**To do**
Look below and pull out each line with the word "matplotlib".

**Supplied data**
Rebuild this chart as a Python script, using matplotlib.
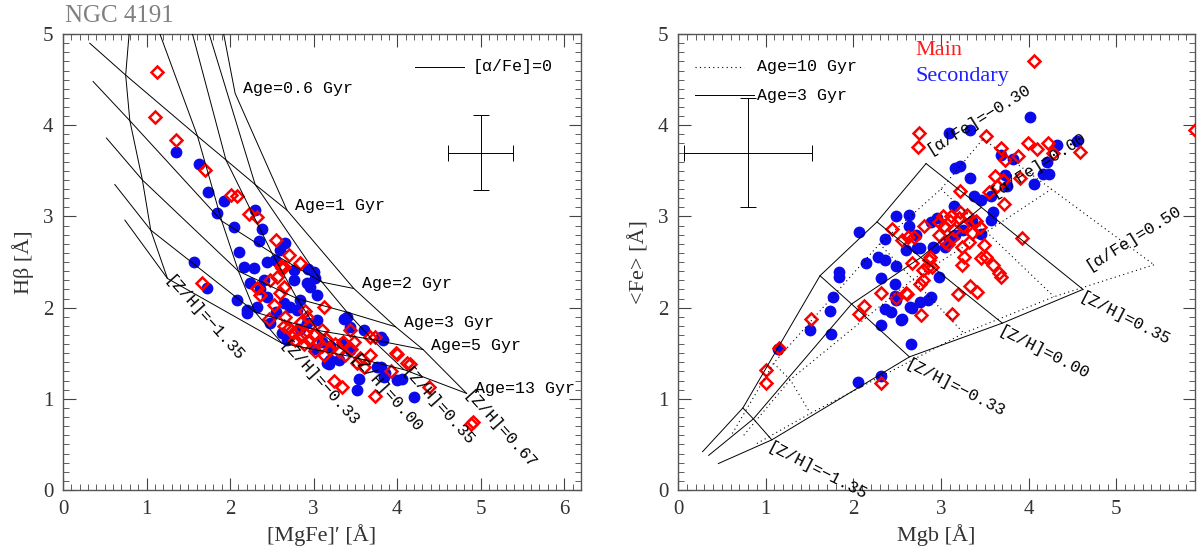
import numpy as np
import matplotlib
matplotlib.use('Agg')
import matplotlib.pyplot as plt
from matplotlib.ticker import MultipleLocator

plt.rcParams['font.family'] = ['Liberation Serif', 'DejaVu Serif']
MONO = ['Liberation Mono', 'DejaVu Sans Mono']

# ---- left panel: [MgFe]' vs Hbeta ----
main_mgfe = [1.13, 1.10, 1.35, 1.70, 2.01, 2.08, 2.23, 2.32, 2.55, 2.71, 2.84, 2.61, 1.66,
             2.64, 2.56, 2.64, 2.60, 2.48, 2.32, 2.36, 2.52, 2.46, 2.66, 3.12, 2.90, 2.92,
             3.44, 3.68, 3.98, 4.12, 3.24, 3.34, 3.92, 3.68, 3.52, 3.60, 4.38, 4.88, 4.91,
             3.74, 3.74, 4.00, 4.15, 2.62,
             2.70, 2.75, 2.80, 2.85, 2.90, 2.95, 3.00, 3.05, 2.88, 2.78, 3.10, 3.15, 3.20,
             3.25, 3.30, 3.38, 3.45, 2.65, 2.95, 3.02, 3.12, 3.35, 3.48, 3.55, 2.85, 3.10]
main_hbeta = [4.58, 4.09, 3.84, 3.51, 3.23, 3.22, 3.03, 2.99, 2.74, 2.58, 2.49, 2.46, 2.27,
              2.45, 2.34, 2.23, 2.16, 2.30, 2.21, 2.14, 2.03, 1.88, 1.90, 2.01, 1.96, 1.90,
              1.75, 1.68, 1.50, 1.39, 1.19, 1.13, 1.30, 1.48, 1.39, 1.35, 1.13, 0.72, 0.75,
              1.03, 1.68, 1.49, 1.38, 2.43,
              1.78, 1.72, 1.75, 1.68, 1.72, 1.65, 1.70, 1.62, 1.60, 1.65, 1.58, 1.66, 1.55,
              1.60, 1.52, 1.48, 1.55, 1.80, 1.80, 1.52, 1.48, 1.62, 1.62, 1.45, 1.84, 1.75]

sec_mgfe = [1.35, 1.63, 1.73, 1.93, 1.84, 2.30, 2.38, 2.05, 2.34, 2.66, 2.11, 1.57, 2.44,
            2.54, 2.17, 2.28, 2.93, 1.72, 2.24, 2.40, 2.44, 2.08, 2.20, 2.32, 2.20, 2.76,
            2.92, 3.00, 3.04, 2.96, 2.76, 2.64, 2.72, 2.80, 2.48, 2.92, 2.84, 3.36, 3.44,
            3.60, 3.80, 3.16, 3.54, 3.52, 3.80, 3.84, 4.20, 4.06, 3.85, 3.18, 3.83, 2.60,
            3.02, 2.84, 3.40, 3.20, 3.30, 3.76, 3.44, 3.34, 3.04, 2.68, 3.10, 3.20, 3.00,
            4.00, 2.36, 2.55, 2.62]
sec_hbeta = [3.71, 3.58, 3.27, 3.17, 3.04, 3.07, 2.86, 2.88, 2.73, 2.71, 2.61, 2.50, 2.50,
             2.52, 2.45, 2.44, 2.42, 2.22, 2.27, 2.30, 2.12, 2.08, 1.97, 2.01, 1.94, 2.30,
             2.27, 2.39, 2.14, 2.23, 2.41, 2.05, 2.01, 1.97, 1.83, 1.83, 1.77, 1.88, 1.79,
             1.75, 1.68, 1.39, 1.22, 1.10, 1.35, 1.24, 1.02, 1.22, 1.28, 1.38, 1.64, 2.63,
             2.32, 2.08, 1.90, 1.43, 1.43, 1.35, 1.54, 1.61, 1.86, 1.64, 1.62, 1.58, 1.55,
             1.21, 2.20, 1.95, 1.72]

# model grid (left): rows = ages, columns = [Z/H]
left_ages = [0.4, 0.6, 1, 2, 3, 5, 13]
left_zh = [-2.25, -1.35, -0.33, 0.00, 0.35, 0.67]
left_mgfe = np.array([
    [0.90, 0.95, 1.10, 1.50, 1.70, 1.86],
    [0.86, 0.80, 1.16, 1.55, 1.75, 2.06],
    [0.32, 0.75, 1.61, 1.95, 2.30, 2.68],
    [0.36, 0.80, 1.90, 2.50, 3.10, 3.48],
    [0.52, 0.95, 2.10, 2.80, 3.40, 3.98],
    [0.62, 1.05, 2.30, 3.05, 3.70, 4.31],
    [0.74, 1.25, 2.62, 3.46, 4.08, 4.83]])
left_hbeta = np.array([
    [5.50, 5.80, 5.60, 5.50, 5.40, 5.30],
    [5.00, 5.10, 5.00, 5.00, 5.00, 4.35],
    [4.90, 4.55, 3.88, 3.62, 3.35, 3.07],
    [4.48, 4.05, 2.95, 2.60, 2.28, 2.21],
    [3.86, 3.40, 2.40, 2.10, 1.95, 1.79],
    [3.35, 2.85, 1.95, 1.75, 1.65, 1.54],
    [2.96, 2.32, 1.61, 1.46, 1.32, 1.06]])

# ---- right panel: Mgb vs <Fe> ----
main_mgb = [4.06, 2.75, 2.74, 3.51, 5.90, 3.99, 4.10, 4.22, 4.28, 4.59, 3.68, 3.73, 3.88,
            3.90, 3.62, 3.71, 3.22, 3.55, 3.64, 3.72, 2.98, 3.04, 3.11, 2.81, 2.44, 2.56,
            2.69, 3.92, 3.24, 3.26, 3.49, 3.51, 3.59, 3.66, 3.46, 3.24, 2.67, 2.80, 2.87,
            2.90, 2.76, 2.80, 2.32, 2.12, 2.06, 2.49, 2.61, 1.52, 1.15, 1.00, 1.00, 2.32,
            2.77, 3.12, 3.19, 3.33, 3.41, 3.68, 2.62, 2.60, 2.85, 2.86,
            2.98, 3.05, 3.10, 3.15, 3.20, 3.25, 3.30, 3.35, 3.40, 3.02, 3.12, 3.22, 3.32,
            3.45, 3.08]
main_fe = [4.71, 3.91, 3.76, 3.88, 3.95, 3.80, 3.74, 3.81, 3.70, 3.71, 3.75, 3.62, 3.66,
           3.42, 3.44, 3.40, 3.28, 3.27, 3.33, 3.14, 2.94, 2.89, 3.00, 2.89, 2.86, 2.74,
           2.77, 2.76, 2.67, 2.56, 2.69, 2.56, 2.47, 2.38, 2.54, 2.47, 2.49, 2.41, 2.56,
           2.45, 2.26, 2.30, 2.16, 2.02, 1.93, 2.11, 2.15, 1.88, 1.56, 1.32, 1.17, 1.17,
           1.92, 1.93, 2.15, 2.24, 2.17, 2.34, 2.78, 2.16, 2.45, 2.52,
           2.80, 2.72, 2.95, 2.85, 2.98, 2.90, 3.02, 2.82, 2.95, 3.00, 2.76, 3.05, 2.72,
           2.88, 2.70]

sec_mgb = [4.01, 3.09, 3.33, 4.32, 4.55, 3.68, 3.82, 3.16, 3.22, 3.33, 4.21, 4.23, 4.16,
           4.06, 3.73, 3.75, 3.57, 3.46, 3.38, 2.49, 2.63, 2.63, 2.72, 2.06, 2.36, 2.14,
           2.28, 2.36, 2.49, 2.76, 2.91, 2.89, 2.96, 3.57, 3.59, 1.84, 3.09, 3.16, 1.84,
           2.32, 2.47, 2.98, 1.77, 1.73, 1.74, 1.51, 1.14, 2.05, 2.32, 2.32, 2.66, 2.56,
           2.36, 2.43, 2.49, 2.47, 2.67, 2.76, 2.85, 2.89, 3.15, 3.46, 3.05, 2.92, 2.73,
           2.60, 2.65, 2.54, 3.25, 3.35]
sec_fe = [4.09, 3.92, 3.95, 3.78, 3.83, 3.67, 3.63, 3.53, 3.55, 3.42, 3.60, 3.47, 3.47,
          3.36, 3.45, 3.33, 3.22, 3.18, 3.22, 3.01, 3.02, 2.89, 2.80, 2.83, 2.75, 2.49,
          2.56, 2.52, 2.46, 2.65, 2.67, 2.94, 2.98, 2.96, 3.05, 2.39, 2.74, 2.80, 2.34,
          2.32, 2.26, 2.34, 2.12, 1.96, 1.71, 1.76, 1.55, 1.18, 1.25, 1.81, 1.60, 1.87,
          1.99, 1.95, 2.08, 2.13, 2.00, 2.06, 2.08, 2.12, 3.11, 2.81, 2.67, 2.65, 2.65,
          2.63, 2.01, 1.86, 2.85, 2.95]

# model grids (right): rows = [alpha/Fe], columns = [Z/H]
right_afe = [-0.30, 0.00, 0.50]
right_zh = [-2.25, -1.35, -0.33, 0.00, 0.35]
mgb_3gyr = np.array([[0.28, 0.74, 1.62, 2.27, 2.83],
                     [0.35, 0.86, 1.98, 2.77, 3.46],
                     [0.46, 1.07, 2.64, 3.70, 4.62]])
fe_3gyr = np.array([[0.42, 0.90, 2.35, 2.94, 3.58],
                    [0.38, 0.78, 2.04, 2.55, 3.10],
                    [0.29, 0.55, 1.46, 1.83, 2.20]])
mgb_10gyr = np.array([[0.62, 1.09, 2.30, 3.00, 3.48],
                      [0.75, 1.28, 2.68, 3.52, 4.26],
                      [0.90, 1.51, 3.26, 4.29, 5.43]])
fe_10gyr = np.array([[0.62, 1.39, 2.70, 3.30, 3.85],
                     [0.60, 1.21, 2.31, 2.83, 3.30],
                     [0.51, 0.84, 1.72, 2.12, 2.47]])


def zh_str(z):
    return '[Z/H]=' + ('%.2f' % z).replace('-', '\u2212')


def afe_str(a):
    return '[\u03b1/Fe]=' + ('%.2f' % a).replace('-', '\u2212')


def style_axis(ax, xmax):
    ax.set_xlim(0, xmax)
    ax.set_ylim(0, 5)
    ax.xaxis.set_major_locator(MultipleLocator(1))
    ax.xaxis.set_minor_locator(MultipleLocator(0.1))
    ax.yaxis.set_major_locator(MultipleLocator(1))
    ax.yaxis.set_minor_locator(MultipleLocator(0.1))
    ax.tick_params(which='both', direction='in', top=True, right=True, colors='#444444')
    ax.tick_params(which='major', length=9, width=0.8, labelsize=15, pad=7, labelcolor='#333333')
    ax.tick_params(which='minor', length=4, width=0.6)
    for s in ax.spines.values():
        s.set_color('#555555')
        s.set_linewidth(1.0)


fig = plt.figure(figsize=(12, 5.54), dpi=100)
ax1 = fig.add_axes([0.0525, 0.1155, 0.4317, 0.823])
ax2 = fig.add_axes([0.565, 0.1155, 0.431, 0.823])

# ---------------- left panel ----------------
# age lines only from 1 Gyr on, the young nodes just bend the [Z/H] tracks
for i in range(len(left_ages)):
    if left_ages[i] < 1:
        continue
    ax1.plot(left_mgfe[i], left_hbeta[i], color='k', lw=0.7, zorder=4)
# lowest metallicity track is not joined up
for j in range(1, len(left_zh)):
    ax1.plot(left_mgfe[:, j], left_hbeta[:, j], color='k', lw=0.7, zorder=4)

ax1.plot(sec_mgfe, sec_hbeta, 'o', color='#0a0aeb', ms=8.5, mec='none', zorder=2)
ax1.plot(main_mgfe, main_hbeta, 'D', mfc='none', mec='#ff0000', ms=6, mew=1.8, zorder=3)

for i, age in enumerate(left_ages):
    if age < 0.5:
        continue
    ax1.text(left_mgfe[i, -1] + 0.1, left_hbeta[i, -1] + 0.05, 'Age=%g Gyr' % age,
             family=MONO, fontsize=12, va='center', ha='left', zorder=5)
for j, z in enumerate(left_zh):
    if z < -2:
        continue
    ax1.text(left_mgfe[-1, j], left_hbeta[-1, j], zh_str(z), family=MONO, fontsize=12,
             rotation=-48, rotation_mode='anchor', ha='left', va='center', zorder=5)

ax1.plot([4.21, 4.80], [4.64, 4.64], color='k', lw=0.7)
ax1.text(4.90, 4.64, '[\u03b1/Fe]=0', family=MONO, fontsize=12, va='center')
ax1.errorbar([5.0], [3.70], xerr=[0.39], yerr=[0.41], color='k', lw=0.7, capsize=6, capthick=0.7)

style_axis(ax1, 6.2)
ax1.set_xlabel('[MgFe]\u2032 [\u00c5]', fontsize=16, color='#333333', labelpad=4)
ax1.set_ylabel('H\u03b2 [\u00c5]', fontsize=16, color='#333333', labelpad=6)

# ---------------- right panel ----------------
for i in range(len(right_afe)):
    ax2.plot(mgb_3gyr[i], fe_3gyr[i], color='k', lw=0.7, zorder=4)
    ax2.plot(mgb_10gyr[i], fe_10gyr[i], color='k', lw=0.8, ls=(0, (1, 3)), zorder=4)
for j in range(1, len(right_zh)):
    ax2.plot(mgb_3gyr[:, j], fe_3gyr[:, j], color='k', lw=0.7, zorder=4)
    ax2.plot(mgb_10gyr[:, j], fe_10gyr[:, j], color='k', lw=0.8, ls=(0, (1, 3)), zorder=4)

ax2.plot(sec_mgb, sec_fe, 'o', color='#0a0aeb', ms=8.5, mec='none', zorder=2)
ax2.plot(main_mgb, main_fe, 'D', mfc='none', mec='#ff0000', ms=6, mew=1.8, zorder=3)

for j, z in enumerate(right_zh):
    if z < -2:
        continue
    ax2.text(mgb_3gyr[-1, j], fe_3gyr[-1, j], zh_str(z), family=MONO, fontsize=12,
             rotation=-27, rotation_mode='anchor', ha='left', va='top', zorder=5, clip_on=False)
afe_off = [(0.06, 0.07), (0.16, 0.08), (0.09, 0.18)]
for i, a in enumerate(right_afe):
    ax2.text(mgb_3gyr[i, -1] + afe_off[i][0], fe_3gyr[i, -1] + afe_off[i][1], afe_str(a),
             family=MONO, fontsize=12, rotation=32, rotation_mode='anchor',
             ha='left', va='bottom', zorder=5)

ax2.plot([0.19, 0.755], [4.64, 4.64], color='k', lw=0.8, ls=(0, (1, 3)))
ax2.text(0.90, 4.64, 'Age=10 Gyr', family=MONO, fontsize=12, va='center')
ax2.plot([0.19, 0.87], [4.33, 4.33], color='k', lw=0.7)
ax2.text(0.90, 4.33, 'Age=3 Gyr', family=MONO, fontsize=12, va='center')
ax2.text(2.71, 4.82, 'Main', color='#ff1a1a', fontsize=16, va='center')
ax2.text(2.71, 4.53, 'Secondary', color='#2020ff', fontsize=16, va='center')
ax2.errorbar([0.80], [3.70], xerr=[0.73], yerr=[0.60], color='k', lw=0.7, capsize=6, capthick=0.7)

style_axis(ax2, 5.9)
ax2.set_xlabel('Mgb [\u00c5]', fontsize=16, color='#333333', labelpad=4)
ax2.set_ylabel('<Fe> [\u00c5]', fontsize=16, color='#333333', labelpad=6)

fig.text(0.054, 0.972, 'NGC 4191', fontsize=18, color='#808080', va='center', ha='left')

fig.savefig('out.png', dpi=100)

**Reply**
Rebuild this chart as a Python script, using matplotlib.
import matplotlib
matplotlib.use('Agg')
import matplotlib.pyplot as plt
from matplotlib.ticker import MultipleLocator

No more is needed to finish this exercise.